Thank you Ruth, I hope to hear from you in the future, and thank you Nick for such great recommendation, it was a pleasure working with you


----------



## Glen Krisch (Dec 21, 2010)

It looks like your site is down.  Or is it just my browser?


----------



## bukovero (Aug 15, 2015)

Glen Krisch said:


> It looks like your site is down. Or is it just my browser?


Thanks for letting me know. It seems to work for me, I hope there were just temporary problems with the server? Can someone confirm if my website is working for them- http://www.bukovero.com/? If it doesn't work for you, could you write what browser and system are you using? I'd be grateful.


----------



## tvnopenope (Sep 14, 2015)

Your site works fine for me.

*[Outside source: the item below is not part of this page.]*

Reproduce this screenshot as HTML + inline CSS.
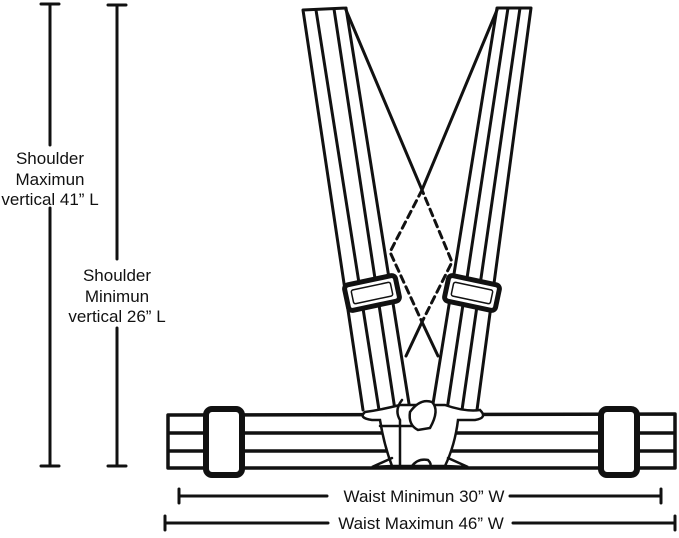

Beautiful covers!


----------



## bukovero (Aug 15, 2015)

taliwrites said:


> Your site works fine for me. Beautiful covers!


Thanks!


----------



## bukovero (Aug 15, 2015)

I was quite busy lately with the custom works, so no premade covers update this time, but I wanted to share two of the covers I've made recently:

One of them is cover art for Rebecca Fernfield's upcoming dystopian story - Burning.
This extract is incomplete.